Neil Gaiman’s Error Regarding Fan Conventions

Posted by on June 9th, 2010 at 8:09 PM

I stopped going to s.f. and comics conventions when I was 13, 14, maybe 15, not more than that. Last summer I went to Worldcon, where the Hugos are given out, because it was in Montreal and that’s where I live. Boy, it was an old crowd, a 40ish, 50ish and 60ish crowd. I saw plenty of people older than me, not a lot who were younger by more than 10 years. I’m in my late 40s and I didn’t feel like I was in the crowd’s upper age bracket.

I recall this because of a plausible remark made by Neil Gaiman, the con’s guest of honor.
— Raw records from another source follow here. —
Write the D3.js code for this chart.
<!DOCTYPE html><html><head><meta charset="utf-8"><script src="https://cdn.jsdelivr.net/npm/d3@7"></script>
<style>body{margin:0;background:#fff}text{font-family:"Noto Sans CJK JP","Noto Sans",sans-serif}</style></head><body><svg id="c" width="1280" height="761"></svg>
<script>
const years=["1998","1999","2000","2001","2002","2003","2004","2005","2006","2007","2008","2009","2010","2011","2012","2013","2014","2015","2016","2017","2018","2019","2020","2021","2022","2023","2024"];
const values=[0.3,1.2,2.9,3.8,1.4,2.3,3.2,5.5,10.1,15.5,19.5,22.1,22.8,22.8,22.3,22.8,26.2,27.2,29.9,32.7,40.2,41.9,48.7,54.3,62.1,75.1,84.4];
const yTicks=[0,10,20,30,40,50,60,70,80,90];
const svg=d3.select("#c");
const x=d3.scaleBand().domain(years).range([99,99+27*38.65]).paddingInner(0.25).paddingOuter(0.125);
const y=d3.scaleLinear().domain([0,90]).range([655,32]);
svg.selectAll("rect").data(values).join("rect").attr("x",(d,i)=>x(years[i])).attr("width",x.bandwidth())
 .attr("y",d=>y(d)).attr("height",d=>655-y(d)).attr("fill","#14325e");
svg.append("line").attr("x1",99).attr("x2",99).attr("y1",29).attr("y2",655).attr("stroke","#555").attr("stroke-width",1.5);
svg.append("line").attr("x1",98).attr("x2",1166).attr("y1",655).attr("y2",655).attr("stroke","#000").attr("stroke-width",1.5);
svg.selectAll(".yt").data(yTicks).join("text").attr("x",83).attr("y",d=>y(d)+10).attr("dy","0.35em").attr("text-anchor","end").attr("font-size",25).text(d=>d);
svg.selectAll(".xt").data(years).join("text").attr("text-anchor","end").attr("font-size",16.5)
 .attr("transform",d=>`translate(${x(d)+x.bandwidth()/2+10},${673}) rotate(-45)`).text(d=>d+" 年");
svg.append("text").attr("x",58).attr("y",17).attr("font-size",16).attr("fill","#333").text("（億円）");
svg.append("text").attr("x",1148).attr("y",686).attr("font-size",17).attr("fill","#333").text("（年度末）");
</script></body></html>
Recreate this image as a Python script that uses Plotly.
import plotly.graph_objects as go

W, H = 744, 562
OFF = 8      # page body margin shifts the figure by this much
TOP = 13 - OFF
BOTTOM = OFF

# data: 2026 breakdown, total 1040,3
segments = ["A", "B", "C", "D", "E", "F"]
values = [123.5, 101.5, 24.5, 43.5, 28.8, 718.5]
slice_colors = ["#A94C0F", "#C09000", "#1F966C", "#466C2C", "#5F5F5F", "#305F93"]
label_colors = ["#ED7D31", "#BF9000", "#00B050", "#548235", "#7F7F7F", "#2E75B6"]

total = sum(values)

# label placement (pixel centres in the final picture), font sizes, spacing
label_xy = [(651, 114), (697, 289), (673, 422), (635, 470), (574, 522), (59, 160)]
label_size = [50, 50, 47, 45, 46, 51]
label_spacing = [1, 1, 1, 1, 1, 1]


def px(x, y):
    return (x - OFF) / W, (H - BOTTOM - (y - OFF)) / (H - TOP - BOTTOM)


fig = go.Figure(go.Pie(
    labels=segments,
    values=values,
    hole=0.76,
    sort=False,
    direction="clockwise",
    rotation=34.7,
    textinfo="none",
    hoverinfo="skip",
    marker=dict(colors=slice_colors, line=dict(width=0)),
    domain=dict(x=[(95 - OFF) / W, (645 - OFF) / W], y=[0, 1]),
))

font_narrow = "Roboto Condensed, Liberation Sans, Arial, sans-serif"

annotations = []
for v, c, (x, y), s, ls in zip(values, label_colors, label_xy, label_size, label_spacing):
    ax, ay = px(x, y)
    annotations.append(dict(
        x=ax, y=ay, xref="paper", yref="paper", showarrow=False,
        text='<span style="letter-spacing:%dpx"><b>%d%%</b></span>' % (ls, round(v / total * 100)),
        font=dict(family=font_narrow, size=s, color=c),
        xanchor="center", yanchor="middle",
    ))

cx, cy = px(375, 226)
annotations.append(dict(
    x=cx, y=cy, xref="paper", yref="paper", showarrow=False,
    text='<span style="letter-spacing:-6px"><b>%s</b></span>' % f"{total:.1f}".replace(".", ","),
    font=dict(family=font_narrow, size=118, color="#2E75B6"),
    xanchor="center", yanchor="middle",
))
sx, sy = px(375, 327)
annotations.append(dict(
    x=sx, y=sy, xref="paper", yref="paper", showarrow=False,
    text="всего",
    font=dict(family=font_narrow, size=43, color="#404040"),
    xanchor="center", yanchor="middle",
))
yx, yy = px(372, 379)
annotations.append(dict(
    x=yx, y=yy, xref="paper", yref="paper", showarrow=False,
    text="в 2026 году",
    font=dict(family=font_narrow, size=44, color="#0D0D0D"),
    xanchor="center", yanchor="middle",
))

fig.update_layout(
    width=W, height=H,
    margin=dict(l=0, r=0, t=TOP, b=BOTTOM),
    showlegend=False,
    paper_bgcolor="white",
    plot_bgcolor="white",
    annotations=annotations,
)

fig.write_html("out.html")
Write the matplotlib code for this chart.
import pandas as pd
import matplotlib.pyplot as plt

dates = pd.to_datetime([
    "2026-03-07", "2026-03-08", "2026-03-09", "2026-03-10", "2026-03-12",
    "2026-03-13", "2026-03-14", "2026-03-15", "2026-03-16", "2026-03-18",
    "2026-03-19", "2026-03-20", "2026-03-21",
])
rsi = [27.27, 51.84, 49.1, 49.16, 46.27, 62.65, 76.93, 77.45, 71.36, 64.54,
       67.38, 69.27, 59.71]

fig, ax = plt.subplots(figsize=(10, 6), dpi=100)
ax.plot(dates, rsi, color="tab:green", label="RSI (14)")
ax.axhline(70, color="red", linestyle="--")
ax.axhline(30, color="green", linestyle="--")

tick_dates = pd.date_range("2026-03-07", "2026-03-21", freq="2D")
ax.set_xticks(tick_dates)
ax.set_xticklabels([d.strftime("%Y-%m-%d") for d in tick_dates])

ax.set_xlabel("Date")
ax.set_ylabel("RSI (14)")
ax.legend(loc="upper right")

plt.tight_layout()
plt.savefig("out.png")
At one event or another, he told us that people spoke of the graying of fandom. His response to these people was that they failed to take their subjectivity into account. They did not reckon that in the old days, when they attended the cons that had lots of young people, they were themselves young and surrounded by their friends, also young.
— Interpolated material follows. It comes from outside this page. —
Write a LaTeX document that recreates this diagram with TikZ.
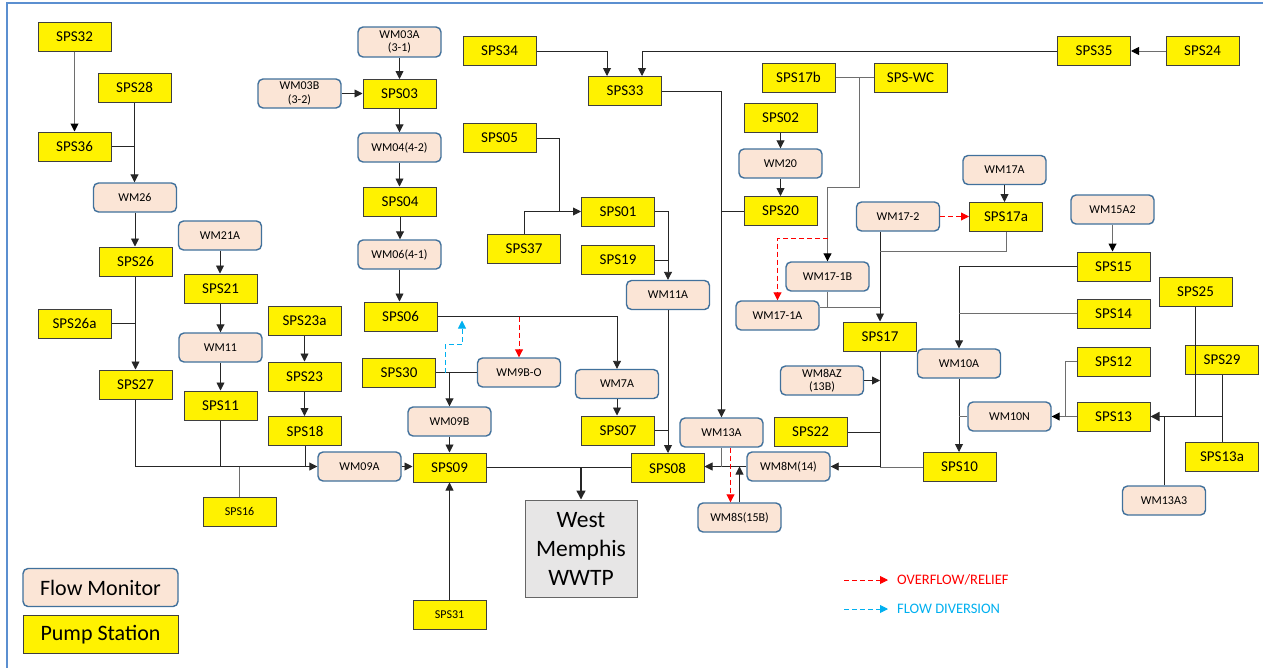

But I spent most of my time at cons by myself, and I liked them in large part because the people around me weren’t my age. Back then even a high school senior was something grand, and here I was among college students, among bearded dealers and comics pros in their 20s, even their 30s. The ladder went up to middle-aged grandees like Isaac Asimov and Gene Roddenberry; it kept going to include the occasional example of the unbelievably aged, like C. C. Beck. Maybe kids my age were around, but not a lot of them. I think I would have noticed; I was on the lookout for potential friends ready to talk about science fiction and comics.

Now here I show up at another science fiction convention, and in advanced middle age I find that people are still older than I am. Possibly some trick of perception could be invoked. But my trick of perception somehow brings me to the very same fallacy as Gaiman’s foils, the fans alleged to have fooled themselves by remembering cons full of people their own age. Two tricks of perception, same fallacy, so maybe it’s not a fallacy. Back at the old cons you had more people in the first half of their lives; at later cons you have more people in the second half of their lives. I’ll stand by that as a solid possibility, though anecdotally supported.
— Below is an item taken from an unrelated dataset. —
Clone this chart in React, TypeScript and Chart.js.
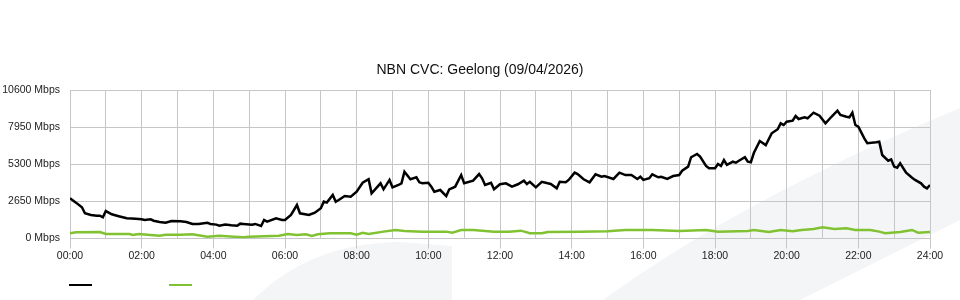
import { useEffect, useRef } from 'react';
import { Chart, registerables } from 'chart.js';

Chart.register(...registerables);

const TITLE = 'NBN CVC: Geelong (09/04/2026)';

const dlTimes = [
  '00:00','00:10','00:20','00:25','00:35','00:45','00:50','00:55','01:00','01:10','01:20','01:35','01:50',
  '02:00','02:05','02:15','02:20','02:30','02:40','02:50','03:05','03:15','03:25','03:35','03:50','03:55',
  '04:05','04:10','04:20','04:30','04:40','04:45','04:50','05:05','05:10','05:20','05:25','05:30','05:45','05:55',
  '06:00','06:10','06:20','06:25','06:40','06:50','07:00','07:05','07:10','07:20','07:25','07:30','07:40','07:50',
  '08:00','08:10','08:20','08:25','08:40','08:45','08:55','09:00','09:10','09:15','09:20','09:30','09:40','09:45','09:50',
  '10:00','10:05','10:10','10:20','10:30','10:35','10:45','10:55','11:00','11:15','11:25','11:30','11:35','11:45','11:50',
  '12:00','12:10','12:20','12:30','12:40','12:45','12:50','13:00','13:10','13:20','13:25','13:35','13:40','13:50','13:55',
  '14:05','14:10','14:20','14:30','14:40','14:50','14:55','15:10','15:20','15:30','15:40','15:50','15:55',
  '16:00','16:10','16:15','16:25','16:30','16:40','16:50','17:00','17:05','17:15','17:20','17:30','17:35','17:45','17:50',
  '18:00','18:05','18:10','18:15','18:20','18:30','18:35','18:40','18:50','18:55','19:00','19:05','19:15','19:25','19:35','19:45','19:50','19:55',
  '20:00','20:10','20:15','20:20','20:30','20:35','20:45','20:55','21:05','21:15','21:25','21:30','21:40','21:45','21:50','21:55',
  '22:00','22:10','22:15','22:30','22:35','22:40','22:50','22:55','23:00','23:05','23:10','23:20','23:30','23:35','23:45','23:50','23:55','24:00',
];
const dlValues = [
  2870,2560,2230,1800,1680,1630,1630,1510,1960,1730,1610,1440,1410,
  1370,1320,1370,1270,1180,1130,1250,1230,1180,1040,1040,1130,1040,
  990,910,990,940,910,1060,1040,990,1040,890,1320,1200,1440,1320,
  1320,1680,2390,1800,1680,1840,2160,2630,2560,3110,2630,2750,3030,2980,
  3340,3980,4230,3230,3940,3510,4180,3650,3820,3940,4770,4230,4370,4010,3940,
  3980,3700,3340,3460,3030,3510,3700,4530,3940,4130,4600,4300,3820,3980,3510,
  3870,3940,3700,3870,4130,3890,4050,3650,4050,3940,3890,3580,4050,4010,4180,
  4700,4600,4230,4010,4580,4410,4460,4250,4700,4530,4530,4250,4410,
  4180,4300,4580,4370,4410,4250,4460,4530,4840,5130,5800,6030,5840,5180,5010,
  5010,5320,5180,5600,5250,5480,5410,5550,5800,5480,5440,6100,6960,6670,7510,7800,8220,8100,
  8340,8410,8740,8530,8650,8580,8980,8770,8220,8690,9120,8820,8690,8650,8980,8100,
  7980,7150,6800,6870,6910,5960,5550,5650,5130,5050,5370,4700,4340,4180,3940,3700,3580,3820,
];

const ulTimes = [
  '00:00','00:10','00:50','01:00','01:40','01:45','01:55','02:30','02:40','03:05','03:25','03:50','04:10','04:35','04:50',
  '05:00','05:50','06:05','06:20','06:35','06:45','06:55','07:15','07:50','08:00','08:10','08:20','08:45','09:05','09:20',
  '09:50','10:30','10:40','10:55','11:15','11:50','12:15','12:35','12:50','13:10','13:20','14:15','15:00','15:30','16:15',
  '17:00','17:45','18:05','18:55','19:05','19:30','19:50','20:10','20:25','20:45','21:00','21:20','21:40','21:55','22:20',
  '22:35','22:45','23:10','23:30','23:40','24:00',
];
const ulValues = [
  370,440,460,320,320,250,320,200,270,270,300,130,200,130,85,
  130,200,320,250,300,180,300,370,370,270,410,320,490,610,540,
  490,490,410,610,610,490,490,560,370,370,460,490,510,610,610,
  540,610,490,540,610,460,610,510,610,680,800,680,730,610,610,
  490,370,460,610,410,460,
];

const yTicks = [0, 2650, 5300, 7950, 10600];

const DL_COLOR = '#000000';
const UL_COLOR = '#80c232';
const GRID = 'rgb(198,198,198)';
const FONT = '"Liberation Sans", Arial, sans-serif';

const toHours = (t: string) => {
  const [h, m] = t.split(':').map(Number);
  return h + m / 60;
};

const watermark = {
  id: 'watermark',
  beforeDraw(chart: any) {
    const ctx = chart.ctx;
    ctx.save();
    ctx.fillStyle = 'rgb(244,245,247)';
    ctx.beginPath();
    ctx.moveTo(253, 300);
    ctx.quadraticCurveTo(310, 243, 400, 242);
    ctx.lineTo(452, 246);
    ctx.lineTo(452, 300);
    ctx.closePath();
    ctx.fill();
    ctx.beginPath();
    ctx.moveTo(603, 300);
    ctx.quadraticCurveTo(740, 200, 960, 108);
    ctx.lineTo(960, 220);
    ctx.lineTo(800, 300);
    ctx.closePath();
    ctx.fill();
    ctx.restore();
  },
};

const lineLegend = {
  id: 'lineLegend',
  afterDraw(chart: any) {
    const ctx = chart.ctx;
    const left = chart.chartArea.left - 1;
    chart.data.datasets.forEach((ds: any, i: number) => {
      ctx.save();
      ctx.strokeStyle = ds.borderColor;
      ctx.lineWidth = 2;
      ctx.beginPath();
      ctx.moveTo(left + i * 100, 285);
      ctx.lineTo(left + i * 100 + 23, 285);
      ctx.stroke();
      ctx.restore();
    });
  },
};

export default function App() {
  const ref = useRef<HTMLCanvasElement>(null);

  useEffect(() => {
    document.body.style.margin = '0';
    const canvas = ref.current!;
    const chart = new Chart(canvas, {
      type: 'line',
      data: {
        datasets: [
          {
            label: '',
            data: dlTimes.map((t, i) => ({ x: toHours(t), y: dlValues[i] })),
            borderColor: DL_COLOR,
            backgroundColor: DL_COLOR,
            borderWidth: 2.5,
            pointRadius: 0,
            tension: 0,
          },
          {
            label: '',
            data: ulTimes.map((t, i) => ({ x: toHours(t), y: ulValues[i] })),
            borderColor: UL_COLOR,
            backgroundColor: UL_COLOR,
            borderWidth: 2.5,
            pointRadius: 0,
            tension: 0,
          },
        ],
      },
      options: {
        animation: false,
        responsive: false,
        devicePixelRatio: 1,
        layout: { padding: { left: 0, right: 0, top: 0, bottom: 31.5 } },
        plugins: {
          legend: { display: false },
          tooltip: { enabled: false },
          title: {
            display: true,
            text: TITLE,
            color: '#111',
            font: { family: FONT, size: 14, weight: 'normal' },
            padding: { top: 62, bottom: 11.2 },
          },
        },
        scales: {
          x: {
            type: 'linear',
            min: 0,
            max: 24,
            afterFit: (s: any) => { s.height = 30; },
            ticks: {
              stepSize: 1,
              autoSkip: false,
              maxRotation: 0,
              padding: 1,
              color: '#222',
              font: { family: FONT, size: 10.5 },
              callback: (v: any) => (Number(v) % 2 === 0 ? `${String(v).padStart(2, '0')}:00` : ''),
            },
            grid: {
              color: GRID,
              lineWidth: 1,
              tickLength: 10,
              tickColor: (ctx: any) => (ctx.tick && ctx.tick.value % 2 === 0 ? GRID : 'rgba(0,0,0,0)'),
            },
            border: { color: GRID },
          },
          y: {
            min: 0,
            max: 10600,
            afterFit: (s: any) => { s.width = 70; },
            afterBuildTicks: (s: any) => { s.ticks = yTicks.map((v) => ({ value: v })); },
            ticks: {
              padding: 10,
              color: '#222',
              font: { family: FONT, size: 10.5 },
              callback: (v: any) => `${v} Mbps`,
            },
            grid: { color: GRID, lineWidth: 1, drawTicks: false },
            border: { color: GRID },
          },
          yRight: {
            position: 'right',
            min: 0,
            max: 10600,
            afterFit: (s: any) => { s.width = 30; },
            ticks: { display: false },
            grid: { display: false, drawTicks: false },
            border: { display: false },
          },
        },
      },
      plugins: [watermark, lineLegend],
    });
    return () => chart.destroy();
  }, []);

  return (
    <div style={{ width: 960, height: 300 }}>
      <canvas ref={ref} width={960} height={300} style={{ display: 'block' }} />
    </div>
  );
}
Gaiman didn’t offer an argument to back his notion. I find that people don’t often try backing up a mote-in-your-eye gambit. It’s enough just to raise the possibility that a given person’s views might be explained (that is, explained away) by his/her circumstances. People who are new to the gambit tend to be awed by its discovery, even delighted, as if a stage magician had fluttered doves out of a handkerchief. The feistier targets, old hands used to intellectual rough and tumble, will answer back with “ad hominem,” try to rule the gambit out of contention. But no one looks for objective correlatives, bits of agreed-upon evidence that can give an idea of which side’s perceptions are less skewed. Sadly, that would be beside the point.